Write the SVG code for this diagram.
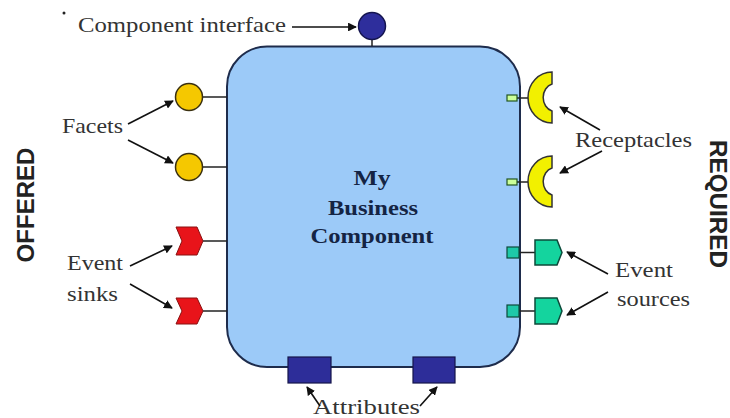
<svg xmlns="http://www.w3.org/2000/svg" width="730" height="418" viewBox="0 0 730 418">
<style>
.lbl{font-family:"Liberation Serif","Times New Roman",serif;font-size:21px;fill:#333}
.side{font-family:"Liberation Sans",Arial,sans-serif;font-size:23px;font-weight:bold;fill:#222}
.title{font-family:"Liberation Serif","Times New Roman",serif;font-size:22px;font-weight:bold;fill:#142444;text-anchor:middle}
.arr{stroke:#111;stroke-width:1.6;fill:none;marker-end:url(#ah)}
.stem{stroke:#222;stroke-width:1.5}
.facet{fill:#f5c800;stroke:#3a3010;stroke-width:1.5}
.sink{fill:#e8141a;stroke:#8a1010;stroke-width:1}
.rec{fill:#f2f000;stroke:#333;stroke-width:1.5}
.recsq{fill:#ccff99;stroke:#225522;stroke-width:1.2}
.src{fill:#14d49e;stroke:#0c4a3a;stroke-width:1.5}
.srcsq{fill:#1ec8a8;stroke:#0c4a3a;stroke-width:1.2}
.attr{fill:#2d2d99;stroke:#15154a;stroke-width:1.2}
</style>
<defs>
<marker id="ah" viewBox="0 0 10 10" refX="9" refY="5" markerWidth="5.5" markerHeight="5.5" orient="auto" markerUnits="strokeWidth">
<path d="M0,0 L10,5 L0,10 Z" fill="#111"/>
</marker>
</defs>
<rect width="730" height="418" fill="#ffffff"/>
<g id="component">
<rect x="227" y="46.5" width="293" height="320.5" rx="40" ry="40" fill="#9ccaf8" stroke="#1e2c4c" stroke-width="2"/>
<text class="title" x="372" y="185" textLength="37" lengthAdjust="spacingAndGlyphs">My</text>
<text class="title" x="373" y="215" textLength="90" lengthAdjust="spacingAndGlyphs">Business</text>
<text class="title" x="372" y="243" textLength="123" lengthAdjust="spacingAndGlyphs">Component</text>
</g>
<g id="component-interface">
<line class="stem" x1="372" y1="39" x2="372" y2="46"/>
<circle cx="372" cy="26" r="13.5" fill="#2e2e9c" stroke="#151550" stroke-width="1.5"/>
</g>
<g id="facets">
<line class="stem" x1="203" y1="97" x2="227" y2="97"/>
<circle class="facet" cx="189" cy="97" r="13.5"/>
<line class="stem" x1="203" y1="167" x2="227" y2="167"/>
<circle class="facet" cx="189" cy="167" r="13.5"/>
</g>
<g id="event-sinks">
<line class="stem" x1="203" y1="241" x2="227" y2="241"/>
<path class="sink" d="M176,227 L197,227 L203,241 L197,255 L176,255 L182,241 Z"/>
<line class="stem" x1="203" y1="311" x2="227" y2="311"/>
<path class="sink" d="M176,298 L197,298 L203,311 L197,324 L176,324 L182,311 Z"/>
</g>
<g id="receptacles">
<line class="stem" x1="517" y1="98" x2="530" y2="98"/>
<rect class="recsq" x="507" y="95" width="10" height="6"/>
<path class="rec" d="M552,72 L552,84 A12,14 0 0 0 552,111 L552,123 A24,25.5 0 0 1 552,72 Z"/>
<line class="stem" x1="517" y1="182" x2="530" y2="182"/>
<rect class="recsq" x="507" y="179" width="10" height="6"/>
<path class="rec" d="M552,156 L552,168 A12,14 0 0 0 552,195 L552,207 A24,25.5 0 0 1 552,156 Z"/>
</g>
<g id="event-sources">
<line class="stem" x1="519" y1="252.5" x2="535" y2="252.5"/>
<rect class="srcsq" x="507" y="247" width="12" height="11"/>
<path class="src" d="M535,240 L557,240 L562,252.5 L557,265 L535,265 Z"/>
<line class="stem" x1="519" y1="311" x2="535" y2="311"/>
<rect class="srcsq" x="507" y="305" width="12" height="12"/>
<path class="src" d="M535,298 L557,298 L562,311 L557,324 L535,324 Z"/>
</g>
<g id="attributes">
<rect class="attr" x="288" y="357" width="43" height="26"/>
<rect class="attr" x="413" y="357" width="42" height="26"/>
</g>
<g id="labels">
<circle cx="64" cy="13" r="1.5" fill="#222"/>
<text class="lbl" x="78" y="32" textLength="208" lengthAdjust="spacingAndGlyphs">Component interface</text>
<text class="lbl" x="62" y="133" textLength="61" lengthAdjust="spacingAndGlyphs">Facets</text>
<text class="lbl" x="67" y="270" textLength="56" lengthAdjust="spacingAndGlyphs">Event</text>
<text class="lbl" x="67" y="301" textLength="51" lengthAdjust="spacingAndGlyphs">sinks</text>
<text class="lbl" x="575" y="147" textLength="117" lengthAdjust="spacingAndGlyphs">Receptacles</text>
<text class="lbl" x="615" y="277" textLength="58" lengthAdjust="spacingAndGlyphs">Event</text>
<text class="lbl" x="617" y="306" textLength="73" lengthAdjust="spacingAndGlyphs">sources</text>
<text class="lbl" x="313" y="414" textLength="107" lengthAdjust="spacingAndGlyphs">Attributes</text>
<text class="side" transform="translate(34,205) rotate(-90)" text-anchor="middle" textLength="115" lengthAdjust="spacingAndGlyphs">OFFERED</text>
<text class="side" transform="translate(710,204) rotate(90)" text-anchor="middle" textLength="128" lengthAdjust="spacingAndGlyphs">REQUIRED</text>
</g>
<g id="connectors">
<line class="arr" x1="292" y1="27" x2="356" y2="27"/>
<line class="arr" x1="128" y1="124" x2="173" y2="101"/>
<line class="arr" x1="128" y1="140" x2="173" y2="163"/>
<line class="arr" x1="130" y1="266" x2="172" y2="246"/>
<line class="arr" x1="130" y1="284" x2="172" y2="308"/>
<line class="arr" x1="600" y1="130" x2="560" y2="107"/>
<line class="arr" x1="602" y1="151" x2="560" y2="173"/>
<line class="arr" x1="608" y1="274" x2="567" y2="252"/>
<line class="arr" x1="608" y1="292" x2="567" y2="315"/>
<line class="arr" x1="320" y1="406" x2="307" y2="387"/>
<line class="arr" x1="420" y1="406" x2="437" y2="387"/>
</g>
</svg>
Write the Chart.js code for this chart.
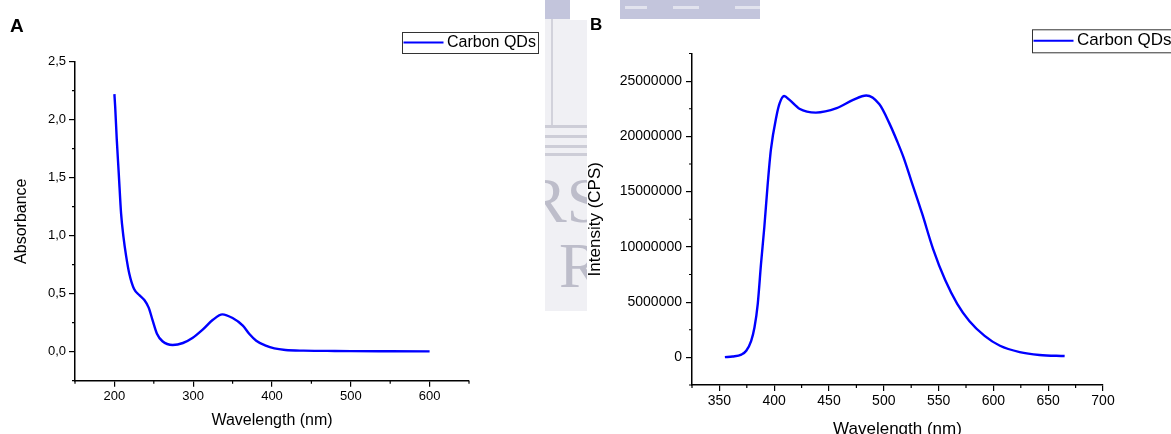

The problem:
Check each line of the entries above for the word "Write". List the ones that have it.

Solution to the problem:
Write the SVG code for this diagram.
Write the Chart.js code for this chart.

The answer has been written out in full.